◆ **WHAT THE TASK REQUIRES**
Report only how many lines hold the word "with".

◆ **Plotting code records**

——

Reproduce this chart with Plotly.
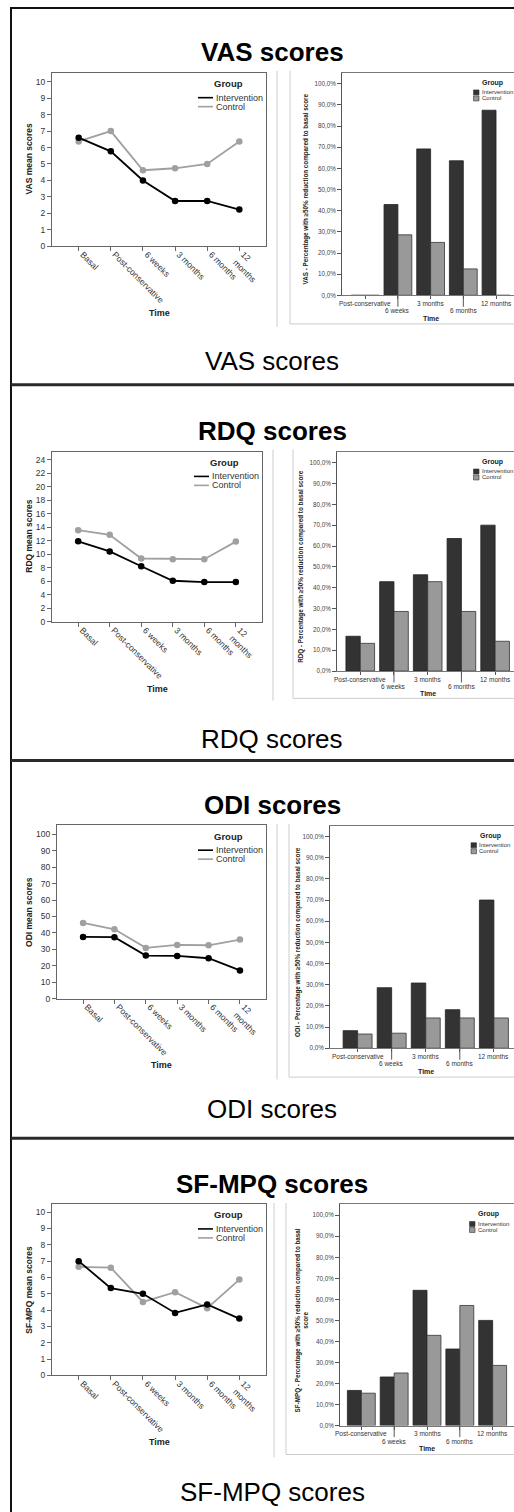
import plotly.graph_objects as go

W, H = 514, 1512

# ---------------- data ----------------
scale_names = ["VAS", "RDQ", "ODI", "SF-MPQ"]
groups = ["Intervention", "Control"]

time_points = ["Basal", "Post-conservative", "6 weeks", "3 months", "6 months", "12 months"]
time_tick_text = ["Basal", "Post-conservative", "6 weeks", "3 months", "6 months", "12<br>months"]
bar_time_points = ["Post-conservative", "6 weeks", "3 months", "6 months", "12 months"]

vas_mean_intervention = [6.6, 5.77, 4.0, 2.75, 2.75, 2.23]
vas_mean_control = [6.37, 7.0, 4.62, 4.74, 5.0, 6.37]
rdq_mean_intervention = [11.95, 10.45, 8.25, 6.1, 5.9, 5.9]
rdq_mean_control = [13.6, 12.9, 9.4, 9.3, 9.3, 11.9]
odi_mean_intervention = [37.6, 37.4, 26.2, 26.0, 24.6, 17.2]
odi_mean_control = [46.1, 42.2, 30.9, 32.7, 32.5, 36.0]
sfmpq_mean_intervention = [7.0, 5.35, 5.0, 3.83, 4.35, 3.48]
sfmpq_mean_control = [6.65, 6.6, 4.5, 5.1, 4.12, 5.87]

vas_pct_intervention = [0.0, 42.9, 69.2, 63.6, 87.5]
vas_pct_control = [0.0, 28.6, 25.0, 12.5, 0.0]
rdq_pct_intervention = [16.7, 42.9, 46.2, 63.6, 70.0]
rdq_pct_control = [13.3, 28.6, 42.9, 28.6, 14.3]
odi_pct_intervention = [8.3, 28.6, 30.8, 18.2, 70.0]
odi_pct_control = [6.7, 7.1, 14.3, 14.3, 14.3]
sfmpq_pct_intervention = [16.7, 23.1, 64.3, 36.4, 50.0]
sfmpq_pct_control = [15.4, 25.0, 42.9, 57.1, 28.6]

mean_ticks = [
    [0, 1, 2, 3, 4, 5, 6, 7, 8, 9, 10],
    [0, 2, 4, 6, 8, 10, 12, 14, 16, 18, 20, 22, 24],
    [0, 10, 20, 30, 40, 50, 60, 70, 80, 90, 100],
    [0, 1, 2, 3, 4, 5, 6, 7, 8, 9, 10],
]
pct_ticks = [0, 10, 20, 30, 40, 50, 60, 70, 80, 90, 100]
pct_tick_text = ["0,0%", "10,0%", "20,0%", "30,0%", "40,0%", "50,0%",
                 "60,0%", "70,0%", "80,0%", "90,0%", "100,0%"]

panel_titles = ["VAS scores", "RDQ scores", "ODI scores", "SF-MPQ scores"]
mean_axis_titles = ["VAS mean scores", "RDQ mean scores", "ODI mean scores", "SF-MPQ mean scores"]
pct_axis_titles = [
    "VAS - Percentage with ≥50% reduction compared to basal score",
    "RDQ - Percentage with ≥50% reduction compared to basal score",
    "ODI - Percentage with ≥50% reduction compared to basal score",
    "SF-MPQ - Percentage with ≥50% reduction compared to basal<br>score",
]

mean_series = [
    (vas_mean_intervention, vas_mean_control),
    (rdq_mean_intervention, rdq_mean_control),
    (odi_mean_intervention, odi_mean_control),
    (sfmpq_mean_intervention, sfmpq_mean_control),
]
pct_series = [
    (vas_pct_intervention, vas_pct_control),
    (rdq_pct_intervention, rdq_pct_control),
    (odi_pct_intervention, odi_pct_control),
    (sfmpq_pct_intervention, sfmpq_pct_control),
]

# ---------------- layout geometry (pixels) ----------------
LEFT_RECTS = [(52, 73, 266, 247), (52, 453, 262, 624), (57, 828, 266, 1002), (52, 1208, 266, 1380)]
LEFT_YMAX = [10.55, 25.25, 105.5, 10.5]
RIGHT_RECTS = [(342, 73, 296.3), (337, 453.3, 673.3), (330, 828.3, 1051.7), (340, 1208.3, 1430.3)]
RIGHT_XRANGE = [(-0.71, 4.55), (-0.69, 4.56), (-0.81, 4.59), (-0.65, 4.65)]
RIGHT_YMAX = 105.2
OUTER_FRAMES = [(290, 71, 325), (293, 451, 700.7), (289, 827, 1080.7), (286, 1207, 1459.3)]
SEPARATORS = [(277, 71, 328), (273, 451, 703), (277, 827, 1083), (274, 1207, 1462)]
TITLE_Y = [52, 432, 808, 1188]
CAPTION_Y = [362.5, 741.5, 1112.5, 1496.5]
PANEL_LINES_Y = [386, 763, 1142]
RIGHT_YTITLE_X = [306, 301, 298.5, 301]
SWATCH_X = [473.5, 473.5, 471, 469.5]

INT_LINE = "#000000"
CTL_LINE = "#a0a0a0"
INT_BAR = "#333333"
CTL_BAR = "#999999"
FONT = "Arial, Liberation Sans, sans-serif"


def fx(p):
    return p / W


def fy(p):
    return 1 - p / H


def suffix(n):
    return "" if n == 1 else str(n)


fig = go.Figure()
layout = dict(
    width=W, height=H, margin=dict(l=0, r=0, t=0, b=0),
    paper_bgcolor="white", plot_bgcolor="white",
    showlegend=False, barmode="group", bargap=0.15, bargroupgap=0,
    font=dict(family=FONT, color="#222"),
)
annotations = []
shapes = []

# outer frame lines
shapes.append(dict(type="line", xref="paper", yref="paper", x0=fx(11), x1=fx(530), y0=fy(8), y1=fy(8),
                   line=dict(color="#111", width=2)))
shapes.append(dict(type="line", xref="paper", yref="paper", x0=fx(11), x1=fx(11), y0=fy(7), y1=fy(1520),
                   line=dict(color="#111", width=2)))
for py in PANEL_LINES_Y:
    shapes.append(dict(type="line", xref="paper", yref="paper", x0=fx(11), x1=fx(530), y0=fy(py), y1=fy(py),
                       line=dict(color="#2a2a2a", width=3)))

for i in range(4):
    nl = 2 * i + 1
    nr = 2 * i + 2
    # ---------- left: line chart ----------
    lx0, ly0, lx1, ly1 = LEFT_RECTS[i]
    layout["xaxis" + suffix(nl)] = dict(
        domain=[fx(lx0), fx(lx1)], anchor="y" + suffix(nl), type="category",
        range=[-0.83, 5.83], tickmode="array", tickvals=time_points, ticktext=time_tick_text,
        tickangle=45, ticks="outside", ticklen=4, tickcolor="#666",
        ticklabelstandoff=-5, ticklabelshift=4,
        showline=True, mirror=True, linecolor="#666", linewidth=1,
        showgrid=False, zeroline=False, tickfont=dict(size=8.6, color="#333", family=FONT),
    )
    layout["yaxis" + suffix(nl)] = dict(
        domain=[fy(ly1), fy(ly0)], anchor="x" + suffix(nl),
        range=[0, LEFT_YMAX[i]], tickmode="array", tickvals=mean_ticks[i],
        ticks="outside", ticklen=4, tickcolor="#666",
        showline=True, mirror=True, linecolor="#666", linewidth=1,
        showgrid=False, zeroline=False, tickfont=dict(size=8.5, color="#333", family=FONT),
    )
    yi, yc = mean_series[i]
    fig.add_trace(go.Scatter(x=time_points, y=yc, mode="lines+markers", name=groups[1],
                             line=dict(color=CTL_LINE, width=1.8), marker=dict(color=CTL_LINE, size=6.5),
                             xaxis="x" + suffix(nl), yaxis="y" + suffix(nl)))
    fig.add_trace(go.Scatter(x=time_points, y=yi, mode="lines+markers", name=groups[0],
                             line=dict(color=INT_LINE, width=1.8), marker=dict(color=INT_LINE, size=6.5),
                             xaxis="x" + suffix(nl), yaxis="y" + suffix(nl)))
    # left legend
    annotations.append(dict(text="<b>Group</b>", x=fx(lx1 - 38), y=fy(ly0 + 11), xref="paper", yref="paper",
                            showarrow=False, font=dict(size=9.5, color="#222"), xanchor="center", yanchor="middle"))
    for k, (col, lab) in enumerate([(INT_LINE, groups[0]), (CTL_LINE, groups[1])]):
        yy = ly0 + 25 + 9 * k
        shapes.append(dict(type="line", xref="paper", yref="paper", x0=fx(lx1 - 68), x1=fx(lx1 - 53),
                           y0=fy(yy), y1=fy(yy), line=dict(color=col, width=1.6)))
        annotations.append(dict(text=lab, x=fx(lx1 - 52.5), y=fy(yy), xref="paper", yref="paper",
                                showarrow=False, font=dict(size=9, color="#333"), xanchor="left", yanchor="middle"))
    # left axis titles
    annotations.append(dict(text="<b>Time</b>", x=fx((lx0 + lx1) / 2), y=fy(ly1 + 67), xref="paper", yref="paper",
                            showarrow=False, font=dict(size=9, color="#222"), xanchor="center", yanchor="middle"))
    annotations.append(dict(text="<b>" + mean_axis_titles[i] + "</b>", x=fx(29), y=fy((ly0 + ly1) / 2),
                            xref="paper", yref="paper", showarrow=False, textangle=-90,
                            font=dict(size=8.5, color="#222"), xanchor="center", yanchor="middle"))

    # separator
    sx, sy0, sy1 = SEPARATORS[i]
    shapes.append(dict(type="line", xref="paper", yref="paper", x0=fx(sx), x1=fx(sx), y0=fy(sy0), y1=fy(sy1),
                       line=dict(color="#cccccc", width=1)))

    # ---------- right: bar chart ----------
    rx0, rtop, rbot = RIGHT_RECTS[i]
    ox, oy0, oy1 = OUTER_FRAMES[i]
    shapes.append(dict(type="line", xref="paper", yref="paper", x0=fx(ox), x1=fx(ox), y0=fy(oy0), y1=fy(oy1),
                       line=dict(color="#cccccc", width=1)))
    shapes.append(dict(type="line", xref="paper", yref="paper", x0=fx(ox), x1=fx(530), y0=fy(oy1), y1=fy(oy1),
                       line=dict(color="#cccccc", width=1)))
    layout["xaxis" + suffix(nr)] = dict(
        domain=[fx(rx0), 1.0], anchor="y" + suffix(nr), type="category",
        range=list(RIGHT_XRANGE[i]), tickmode="array", tickvals=bar_time_points,
        showticklabels=False, ticks="outside", ticklen=3, tickcolor="#555",
        showline=True, mirror=True, linecolor="#777", linewidth=1,
        showgrid=False, zeroline=False,
    )
    layout["yaxis" + suffix(nr)] = dict(
        domain=[fy(rbot), fy(rtop)], anchor="x" + suffix(nr),
        range=[0, RIGHT_YMAX], tickmode="array", tickvals=pct_ticks, ticktext=pct_tick_text,
        ticks="outside", ticklen=4, tickcolor="#555",
        showline=True, mirror=False, linecolor="#555", linewidth=1,
        showgrid=False, zeroline=False, tickfont=dict(size=6.3, color="#444", family=FONT),
    )
    pi, pc = pct_series[i]
    fig.add_trace(go.Bar(x=bar_time_points, y=pi, name=groups[0], marker=dict(color=INT_BAR,
                         line=dict(color="#222", width=0.8)), xaxis="x" + suffix(nr), yaxis="y" + suffix(nr)))
    fig.add_trace(go.Bar(x=bar_time_points, y=pc, name=groups[1], marker=dict(color=CTL_BAR,
                         line=dict(color="#333", width=0.8)), xaxis="x" + suffix(nr), yaxis="y" + suffix(nr)))
    # staggered category labels
    for j, cat in enumerate(bar_time_points):
        row2 = (j % 2 == 1)
        annotations.append(dict(text=cat, x=cat, xref="x" + suffix(nr), y=fy(rbot + (15.5 if row2 else 8)),
                                yref="paper", showarrow=False, font=dict(size=6.5, color="#333"),
                                xanchor="center", yanchor="middle"))
        if row2:
            shapes.append(dict(type="line", xref="x" + suffix(nr), yref="paper", x0=cat, x1=cat,
                               y0=fy(rbot), y1=fy(rbot + 11.5), line=dict(color="#555", width=1)))
    annotations.append(dict(text="<b>Time</b>", x=bar_time_points[2], xref="x" + suffix(nr),
                            y=fy(rbot + 23), yref="paper", showarrow=False,
                            font=dict(size=7, color="#222"), xanchor="center", yanchor="middle"))
    annotations.append(dict(text="<b>" + pct_axis_titles[i] + "</b>", x=fx(RIGHT_YTITLE_X[i]),
                            y=fy(rbot - (rbot - rtop) * 50 / RIGHT_YMAX), xref="paper", yref="paper",
                            showarrow=False, textangle=-90, font=dict(size=6.3, color="#222"),
                            xanchor="center", yanchor="middle"))
    # right legend
    sxl = SWATCH_X[i]
    annotations.append(dict(text="<b>Group</b>", x=fx(sxl + 19), y=fy(rtop + 10), xref="paper", yref="paper",
                            showarrow=False, font=dict(size=7, color="#222"), xanchor="center", yanchor="middle"))
    for k, (col, lab) in enumerate([(INT_BAR, groups[0]), (CTL_BAR, groups[1])]):
        yy = rtop + 19.75 + 6 * k
        shapes.append(dict(type="rect", xref="paper", yref="paper", x0=fx(sxl), x1=fx(sxl + 5.5),
                           y0=fy(yy - 2.5), y1=fy(yy + 2.5), fillcolor=col,
                           line=dict(color="#333", width=0.6)))
        annotations.append(dict(text=lab, x=fx(sxl + 6.2), y=fy(yy), xref="paper", yref="paper",
                                showarrow=False, font=dict(size=6.0, color="#333"), xanchor="left",
                                yanchor="middle"))

    # panel titles
    annotations.append(dict(text="<b>" + panel_titles[i] + "</b>", x=fx(272), y=fy(TITLE_Y[i]),
                            xref="paper", yref="paper", showarrow=False,
                            font=dict(size=26, color="#000"), xanchor="center", yanchor="middle"))
    annotations.append(dict(text=panel_titles[i], x=fx(272), y=fy(CAPTION_Y[i]),
                            xref="paper", yref="paper", showarrow=False,
                            font=dict(size=26, color="#000"), xanchor="center", yanchor="middle"))

layout["annotations"] = annotations
layout["shapes"] = shapes
fig.update_layout(**layout)

fig.write_html("out.html", config={"displayModeBar": False},
               post_script="document.body.style.margin='0';")
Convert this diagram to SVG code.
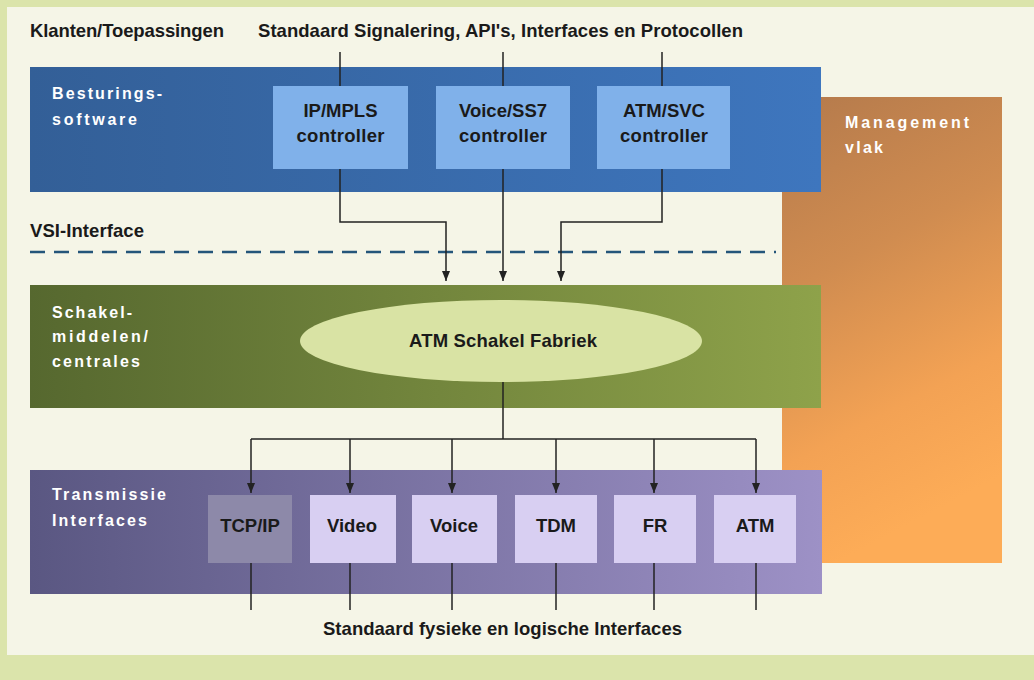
<svg xmlns="http://www.w3.org/2000/svg" width="1034" height="680" viewBox="0 0 1034 680">
  <style>
    .lbl { font-family: "Liberation Sans", Arial, sans-serif; font-weight: bold; font-size: 18.5px; fill: #1a1a1a; }
    .wlbl { font-family: "Liberation Sans", Arial, sans-serif; font-weight: bold; font-size: 16px; fill: #ffffff; }
    .ctr { text-anchor: middle; }
    .conn { fill: none; stroke: #222222; stroke-width: 1.5; }
    .arr { marker-end: url(#ah); }
  </style>
  <defs>
    <linearGradient id="gBlue" x1="0" y1="0" x2="1" y2="0">
      <stop offset="0" stop-color="#335f97"/>
      <stop offset="1" stop-color="#3e76be"/>
    </linearGradient>
    <linearGradient id="gGreen" x1="0" y1="0" x2="1" y2="0">
      <stop offset="0" stop-color="#56682f"/>
      <stop offset="1" stop-color="#8ea24a"/>
    </linearGradient>
    <linearGradient id="gPurple" x1="0" y1="0" x2="1" y2="0">
      <stop offset="0" stop-color="#5a5782"/>
      <stop offset="1" stop-color="#9d91c6"/>
    </linearGradient>
    <linearGradient id="gOrange" x1="0" y1="0" x2="0.25" y2="1">
      <stop offset="0" stop-color="#b47a4c"/>
      <stop offset="0.4" stop-color="#d08c50"/>
      <stop offset="0.75" stop-color="#f3a254"/>
      <stop offset="1" stop-color="#fdac57"/>
    </linearGradient>
    <marker id="ah" viewBox="0 0 10 10" refX="10" refY="5" markerWidth="10" markerHeight="10" markerUnits="userSpaceOnUse" orient="auto">
      <path d="M0,1 L10,5 L0,9 Z" fill="#222222"/>
    </marker>
  </defs>

  <!-- background -->
  <rect x="0" y="0" width="1034" height="680" fill="#dbe4ab"/>
  <rect x="7" y="7" width="1027" height="648" fill="#f5f5e7"/>

  <!-- management plane -->
  <g id="management">
    <rect x="782" y="97" width="220" height="466" fill="url(#gOrange)"/>
    <text class="wlbl" x="845" y="128" textLength="124" lengthAdjust="spacing">Management</text>
    <text class="wlbl" x="845" y="153" textLength="38" lengthAdjust="spacing">vlak</text>
  </g>

  <!-- control layer -->
  <g id="besturing">
    <rect x="30" y="67" width="791" height="125" fill="url(#gBlue)"/>
    <text class="wlbl" x="52" y="99" textLength="110" lengthAdjust="spacing">Besturings-</text>
    <text class="wlbl" x="52" y="125" textLength="85" lengthAdjust="spacing">software</text>
  </g>
  <g id="ipmpls">
    <rect x="273" y="86" width="135" height="83" fill="#80b1ea"/>
    <text class="lbl ctr" x="340.5" y="117">IP/MPLS</text>
    <text class="lbl ctr" x="340.5" y="142" textLength="88" lengthAdjust="spacing">controller</text>
  </g>
  <g id="voicess7">
    <rect x="436" y="86" width="134" height="83" fill="#80b1ea"/>
    <text class="lbl ctr" x="503" y="117">Voice/SS7</text>
    <text class="lbl ctr" x="503" y="142" textLength="88" lengthAdjust="spacing">controller</text>
  </g>
  <g id="atmsvc">
    <rect x="597" y="86" width="133" height="83" fill="#80b1ea"/>
    <text class="lbl ctr" x="664" y="117">ATM/SVC</text>
    <text class="lbl ctr" x="664" y="142" textLength="88" lengthAdjust="spacing">controller</text>
  </g>

  <!-- switching layer -->
  <g id="schakel">
    <rect x="30" y="285" width="791" height="123" fill="url(#gGreen)"/>
    <text class="wlbl" x="52" y="318" textLength="80" lengthAdjust="spacing">Schakel-</text>
    <text class="wlbl" x="52" y="342" textLength="96" lengthAdjust="spacing">middelen/</text>
    <text class="wlbl" x="52" y="367" textLength="88" lengthAdjust="spacing">centrales</text>
  </g>
  <g id="fabriek">
    <ellipse cx="501" cy="341" rx="201" ry="41" fill="#d9e3a4"/>
    <text class="lbl ctr" x="503" y="347" textLength="188" lengthAdjust="spacing">ATM Schakel Fabriek</text>
  </g>

  <!-- transmission layer -->
  <g id="transmissie">
    <rect x="30" y="470" width="792" height="124" fill="url(#gPurple)"/>
    <text class="wlbl" x="52" y="500" textLength="114" lengthAdjust="spacing">Transmissie</text>
    <text class="wlbl" x="52" y="526" textLength="95" lengthAdjust="spacing">Interfaces</text>
  </g>
  <g id="tcpip">
    <rect x="208" y="495" width="84" height="68" fill="#8d89a9"/>
    <text class="lbl ctr" x="250" y="532">TCP/IP</text>
  </g>
  <g id="video">
    <rect x="310" y="495" width="86" height="68" fill="#d8cff2"/>
    <text class="lbl ctr" x="352" y="532">Video</text>
  </g>
  <g id="voice">
    <rect x="412" y="495" width="85" height="68" fill="#d8cff2"/>
    <text class="lbl ctr" x="454" y="532">Voice</text>
  </g>
  <g id="tdm">
    <rect x="515" y="495" width="82" height="68" fill="#d8cff2"/>
    <text class="lbl ctr" x="556" y="532">TDM</text>
  </g>
  <g id="fr">
    <rect x="614" y="495" width="82" height="68" fill="#d8cff2"/>
    <text class="lbl ctr" x="655" y="532">FR</text>
  </g>
  <g id="atm">
    <rect x="714" y="495" width="82" height="68" fill="#d8cff2"/>
    <text class="lbl ctr" x="755" y="532">ATM</text>
  </g>

  <!-- free labels -->
  <g id="labels">
    <text class="lbl" x="30" y="37" textLength="194" lengthAdjust="spacing">Klanten/Toepassingen</text>
    <text class="lbl" x="258" y="37" textLength="485" lengthAdjust="spacing">Standaard Signalering, API's, Interfaces en Protocollen</text>
    <text class="lbl" x="30" y="237" textLength="114" lengthAdjust="spacing">VSI-Interface</text>
    <text class="lbl" x="323" y="635" textLength="359" lengthAdjust="spacing">Standaard fysieke en logische Interfaces</text>
  </g>

  <!-- connectors -->
  <g id="connectors">
    <line x1="30" y1="252" x2="776" y2="252" stroke="#24557a" stroke-width="2.5" stroke-dasharray="15 9"/>
    <line class="conn" x1="340" y1="52" x2="340" y2="86"/>
    <line class="conn" x1="503" y1="52" x2="503" y2="86"/>
    <line class="conn" x1="662" y1="52" x2="662" y2="86"/>
    <polyline class="conn arr" points="340,169 340,222 446,222 446,281"/>
    <line class="conn arr" x1="503" y1="169" x2="503" y2="281"/>
    <polyline class="conn arr" points="662,169 662,222 561,222 561,281"/>
    <line class="conn" x1="503" y1="382" x2="503" y2="439"/>
    <line class="conn" x1="251" y1="439" x2="756" y2="439"/>
    <line class="conn arr" x1="251" y1="439" x2="251" y2="493"/>
    <line class="conn arr" x1="350" y1="439" x2="350" y2="493"/>
    <line class="conn arr" x1="452" y1="439" x2="452" y2="493"/>
    <line class="conn arr" x1="556" y1="439" x2="556" y2="493"/>
    <line class="conn arr" x1="654" y1="439" x2="654" y2="493"/>
    <line class="conn arr" x1="756" y1="439" x2="756" y2="493"/>
    <line class="conn" x1="251" y1="563" x2="251" y2="610"/>
    <line class="conn" x1="350" y1="563" x2="350" y2="610"/>
    <line class="conn" x1="452" y1="563" x2="452" y2="610"/>
    <line class="conn" x1="556" y1="563" x2="556" y2="610"/>
    <line class="conn" x1="654" y1="563" x2="654" y2="610"/>
    <line class="conn" x1="756" y1="563" x2="756" y2="610"/>
  </g>
</svg>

——

◆ **COMPLETE ANSWER**
5